We already took action over that workflow, but one of the ACDCs had problems, so, I am selecting in our tool the "Only do this task" option. The tool creates the action we need, but it is checking the parameters for the other tasks, in this case, there are some tasks with not available sites for the assignment. So, the tool is asking me to select an alternative site to run the ACDCs we are not going to create. Could you please take a look?

paorozo commented 7 years ago

In fact, the action for the task "DataProcessing" was created. I selected T2_CH_CERN just to test.

{"fabozzi_Run2016C-v2-BTagCSV-07Aug17_8029_170831_200030_7925": {"Action": "acdc", "Reasons": [], "ACDCs": ["mcremone_ACDC0_Run2016C-v2-BTagCSV-07Aug17_8029_170919_211227_6015", "mcremone_ACDC0_Run2016C-v2-BTagCSV-07Aug17_8029_170919_211212_4094", "mcremone_ACDC0_Run2016C-v2-BTagCSV-07Aug17_8029_170919_211219_8621", "mcremone_ACDC0_Run2016C-v2-BTagCSV-07Aug17_8029_170919_211235_4518"], "user": "prozober", "Parameters": {"DataProcessing/DataProcessingMergeAODoutput": {"xrootd": "enabled", "sites": ["T2_CH_CERN", "T2_UK_SGrid_RALPP"], "memory": ""}, "DataProcessing": {"sites": ["T2_CH_CERN"], "memory": ""}}}}

dabercro commented 7 years ago

Okay, this problem sounds familiar, but that was for a task that didn't exist in the past, right?
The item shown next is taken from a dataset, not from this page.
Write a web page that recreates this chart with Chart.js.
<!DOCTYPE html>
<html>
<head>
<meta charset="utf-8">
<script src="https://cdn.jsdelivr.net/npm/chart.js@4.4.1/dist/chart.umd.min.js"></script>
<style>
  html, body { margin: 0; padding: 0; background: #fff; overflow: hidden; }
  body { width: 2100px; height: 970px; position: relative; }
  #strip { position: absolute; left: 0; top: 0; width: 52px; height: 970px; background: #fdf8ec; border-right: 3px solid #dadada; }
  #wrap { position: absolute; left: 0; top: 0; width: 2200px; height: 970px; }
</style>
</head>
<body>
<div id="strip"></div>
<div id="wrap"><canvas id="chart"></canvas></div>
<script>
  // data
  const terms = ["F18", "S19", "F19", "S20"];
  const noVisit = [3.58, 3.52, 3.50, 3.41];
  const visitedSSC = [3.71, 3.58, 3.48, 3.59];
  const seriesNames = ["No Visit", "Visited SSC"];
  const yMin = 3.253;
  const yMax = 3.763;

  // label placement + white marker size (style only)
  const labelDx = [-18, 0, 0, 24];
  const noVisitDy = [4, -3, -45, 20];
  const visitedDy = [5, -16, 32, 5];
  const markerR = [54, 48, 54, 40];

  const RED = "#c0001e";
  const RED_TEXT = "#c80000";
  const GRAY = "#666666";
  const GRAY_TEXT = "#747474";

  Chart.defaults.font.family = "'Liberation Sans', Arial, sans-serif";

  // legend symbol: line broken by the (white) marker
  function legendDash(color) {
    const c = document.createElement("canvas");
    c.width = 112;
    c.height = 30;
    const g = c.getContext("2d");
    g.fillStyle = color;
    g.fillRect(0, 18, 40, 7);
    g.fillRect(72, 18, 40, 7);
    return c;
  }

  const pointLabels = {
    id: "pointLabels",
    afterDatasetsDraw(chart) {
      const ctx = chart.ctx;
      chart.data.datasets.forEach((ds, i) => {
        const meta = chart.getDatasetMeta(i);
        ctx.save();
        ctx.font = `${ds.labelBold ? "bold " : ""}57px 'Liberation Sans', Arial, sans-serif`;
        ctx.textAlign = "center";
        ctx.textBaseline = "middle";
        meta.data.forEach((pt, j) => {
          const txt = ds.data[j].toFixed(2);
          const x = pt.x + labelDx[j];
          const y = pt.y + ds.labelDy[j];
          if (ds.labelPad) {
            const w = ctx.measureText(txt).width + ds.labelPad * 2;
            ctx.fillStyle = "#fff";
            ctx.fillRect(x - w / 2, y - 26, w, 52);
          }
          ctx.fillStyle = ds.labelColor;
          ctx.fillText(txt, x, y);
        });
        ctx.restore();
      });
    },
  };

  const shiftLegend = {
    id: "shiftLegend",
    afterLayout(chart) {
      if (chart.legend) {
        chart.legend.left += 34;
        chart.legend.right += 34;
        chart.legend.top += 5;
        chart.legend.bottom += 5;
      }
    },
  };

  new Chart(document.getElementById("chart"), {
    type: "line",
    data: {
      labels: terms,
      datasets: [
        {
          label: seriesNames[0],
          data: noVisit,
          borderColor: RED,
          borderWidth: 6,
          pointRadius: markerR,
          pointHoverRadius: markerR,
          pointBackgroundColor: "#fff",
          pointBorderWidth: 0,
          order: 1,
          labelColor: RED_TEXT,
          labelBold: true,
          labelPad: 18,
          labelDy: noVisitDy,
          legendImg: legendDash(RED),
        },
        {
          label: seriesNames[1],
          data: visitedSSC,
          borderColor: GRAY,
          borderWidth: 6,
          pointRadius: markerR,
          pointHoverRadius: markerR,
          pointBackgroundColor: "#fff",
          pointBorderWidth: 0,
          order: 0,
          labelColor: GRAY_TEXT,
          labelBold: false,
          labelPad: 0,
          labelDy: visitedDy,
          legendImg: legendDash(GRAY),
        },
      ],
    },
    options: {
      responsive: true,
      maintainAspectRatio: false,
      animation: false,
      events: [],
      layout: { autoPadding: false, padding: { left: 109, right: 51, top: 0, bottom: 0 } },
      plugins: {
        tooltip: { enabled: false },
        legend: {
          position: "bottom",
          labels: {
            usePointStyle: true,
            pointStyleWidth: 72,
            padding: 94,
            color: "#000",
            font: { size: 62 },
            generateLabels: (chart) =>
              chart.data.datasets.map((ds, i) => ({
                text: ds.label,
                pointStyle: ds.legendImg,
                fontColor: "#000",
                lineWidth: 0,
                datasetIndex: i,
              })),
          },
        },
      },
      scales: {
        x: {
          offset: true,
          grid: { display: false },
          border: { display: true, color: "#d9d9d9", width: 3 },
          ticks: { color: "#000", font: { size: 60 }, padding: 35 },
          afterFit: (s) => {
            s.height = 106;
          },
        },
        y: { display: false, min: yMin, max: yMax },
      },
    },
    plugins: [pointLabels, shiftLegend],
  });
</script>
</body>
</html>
I should be able to fix it, but if you want me to remove this task now so you can submit it correctly, I can do that more quickly.

paorozo commented 7 years ago

Exactly, the problem was related to the LogCollect tasks, we do not ACDC those tasks. I already removed the action, thanks :)

dabercro commented 7 years ago

Found the bug #72 fixes it.

dabercro commented 7 years ago

To bring this issue back on track, I can use the dataset presence to tell the operator to enable xrootd.